You have yet to confront the lead you think instigated much of the trouble. Approaching that individual, you imply, might not go well. In a private time-out session you can ask her/his cooperation and pledge to work for the good of the team and company. Admit that you should have explained better and that you didn’t mean to disparage anyone, if the topic is brought up. Tell him/her to proceed with voicing his complaints and pledge to cooperate with an investigation, but for now you expect cooperation and don’t think grumbling is the way to a productive profitable workplace.
Your job as a leader is to provide structure and to demonstrate you care about those you supervise. That is what you are about when you engage the teams in finding a roster that best meets their and the organization’s needs. I assume that the manager didn’t express a preference for a particular roster or your decision not to change to a local kind of scheduling unless you had 100% agreement because you failed to mention anything about scheduling. Therefore, from here, I think your task in this respect is to stick with the current schedule for a bit longer and then after couple of weeks if there is repeated displeasure with the roster and more requests to try a local system, in cooperation with a committee of the leads, decide on how to make a decision on that. Probably a vote on that with something less than a 100% rule to give it a fair trial.
Stopping the,wrangling is not something you do. It can’t be begged, bossed, or sold to a work group. However, it can be minimized by two ways:
1. Engage the work groups (teams) in hammering out do and don’t rules about their communication. Such do/don’t rules as:
-Since words can be interpreted differently and misunderstood, take time to rephrase what you want to say and ask what, when, where, how and why questions for important matters.
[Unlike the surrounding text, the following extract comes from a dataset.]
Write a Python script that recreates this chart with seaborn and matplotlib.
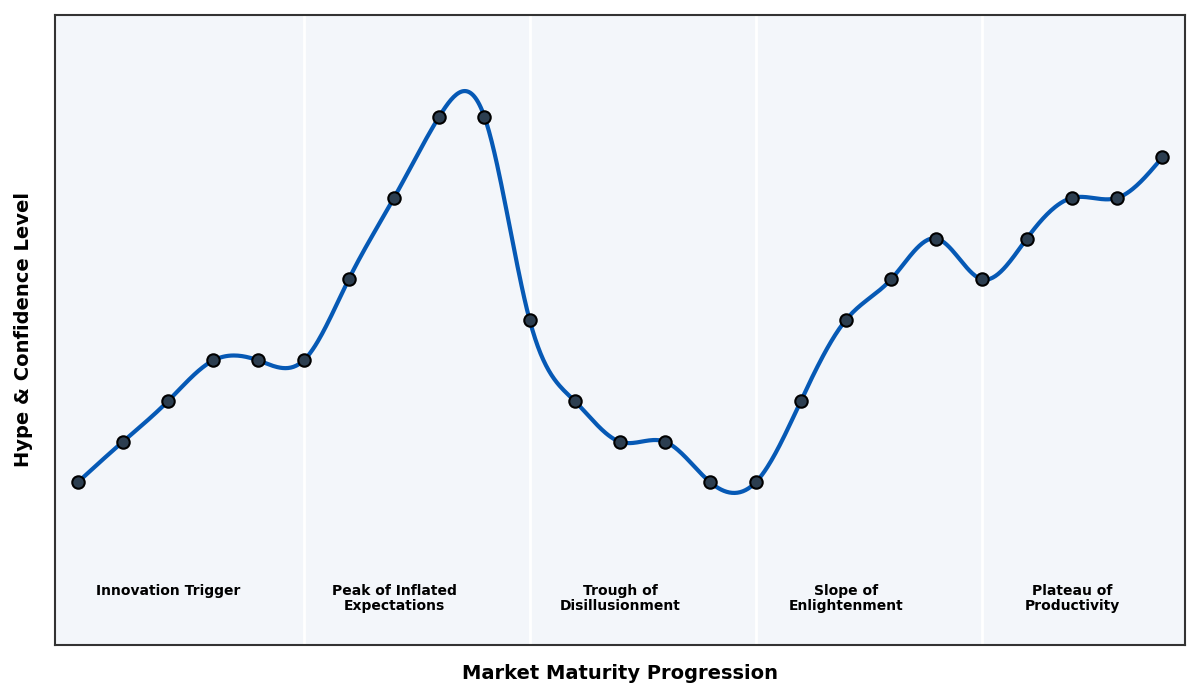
import numpy as np
import pandas as pd
import matplotlib
matplotlib.use("Agg")
import matplotlib.pyplot as plt
import seaborn as sns

# ---- data ----
stage_index = list(range(25))
hype_level = [1, 2, 3, 4, 4, 4, 6, 8, 10, 10, 5, 3, 2, 2, 1, 1, 3, 5, 6, 7, 6, 7, 8, 8, 9]
phase_names = ["Innovation Trigger", "Peak of Inflated\nExpectations",
               "Trough of\nDisillusionment", "Slope of\nEnlightenment",
               "Plateau of\nProductivity"]
phase_starts = [0, 5, 10, 15, 20]
phase_label_x = [2, 7, 12, 17, 22]


def natural_cubic_spline(x, y, xs):
    x = np.asarray(x, float)
    y = np.asarray(y, float)
    n = len(x)
    h = np.diff(x)
    A = np.zeros((n, n))
    b = np.zeros(n)
    A[0, 0] = 1
    A[-1, -1] = 1
    for i in range(1, n - 1):
        A[i, i - 1] = h[i - 1]
        A[i, i] = 2 * (h[i - 1] + h[i])
        A[i, i + 1] = h[i]
        b[i] = 3 * ((y[i + 1] - y[i]) / h[i] - (y[i] - y[i - 1]) / h[i - 1])
    c = np.linalg.solve(A, b)
    bb = np.zeros(n - 1)
    d = np.zeros(n - 1)
    for i in range(n - 1):
        bb[i] = (y[i + 1] - y[i]) / h[i] - h[i] * (2 * c[i] + c[i + 1]) / 3
        d[i] = (c[i + 1] - c[i]) / (3 * h[i])
    idx = np.clip(np.searchsorted(x, xs) - 1, 0, n - 2)
    dx = xs - x[idx]
    return y[idx] + bb[idx] * dx + c[idx] * dx ** 2 + d[idx] * dx ** 3


df = pd.DataFrame({"stage": stage_index, "hype": hype_level})
xs = np.linspace(min(stage_index), max(stage_index), 800)
smooth = pd.DataFrame({"stage": xs, "hype": natural_cubic_spline(stage_index, hype_level, xs)})

sns.set_theme(style="white")
plt.rcParams["font.family"] = ["DejaVu Sans"]

fig = plt.figure(figsize=(12, 7), dpi=100)
ax = fig.add_axes([55 / 1200, 1 - 645 / 700, 1130 / 1200, 630 / 700])
ax.set_facecolor("#f3f6fa")

for s in phase_starts[1:]:
    ax.axvline(s, color="white", lw=2, zorder=1)

sns.lineplot(data=smooth, x="stage", y="hype", ax=ax, color="#0659b5", lw=3, zorder=3)
sns.scatterplot(data=df, x="stage", y="hype", ax=ax, color="#2c3e50", edgecolor="black",
                linewidth=1.5, s=80, zorder=4)

for lx, name in zip(phase_label_x, phase_names):
    ax.text(lx, -1.5, name, ha="center", va="top", fontsize=10, fontweight="bold",
            color="black", linespacing=1.1)

ax.set_xlim(-0.5, 24.5)
ax.set_ylim(-3, 12.5)
ax.set_xticks([])
ax.set_yticks([])
ax.set_xlabel("Market Maturity Progression", fontsize=14, fontweight="bold", labelpad=14,
              color="black")
ax.set_ylabel("Hype & Confidence Level", fontsize=14, fontweight="bold", labelpad=16,
              color="black")
for sp in ax.spines.values():
    sp.set_color("#333333")
    sp.set_linewidth(1.5)

fig.savefig("out.png", dpi=100)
-Do greet each other by first names and use please and thank you rather than shouting orders.Do communicate with those between shifts.
-Don’t say something about anyone behind his/her back that you haven’t first talked with them about.
A similar collaborative exercise might focus on teams spelling out the values they want their workplace to have.
A second approach to stop wrangling is a quality improvement effort, one that has taken on different names such as total quality management, gain sharing and lean management. The essence of such is a renewed effort to cut wasted supplies, wasted time, wasted energy and wasted money. Also it can mean developing innovative ways to make their jobs easier by developing systems that are more efficient and cost effective. Such an approach lessens wrangling because of competing for making their workplace survive and profitable. Of course you will want to talk through such ideas with your manager.
They are no-quick fix and such efforts should not be mandated. They can and should spring up as a long-term team building effort focused on the big picture; the survival and success organization-wide. I predict you will weather this storm and be a more engaging and competent leader because of it. You will weather it if you can show you are genuinely concerned about the careers and welfare of those in the teams you supervise. Working together is much more difficult than working solo, but working solo went out ages ago. Working together with hands, head, and heart takes and makes big WEGOS, and that is what you want for your teams and yourself.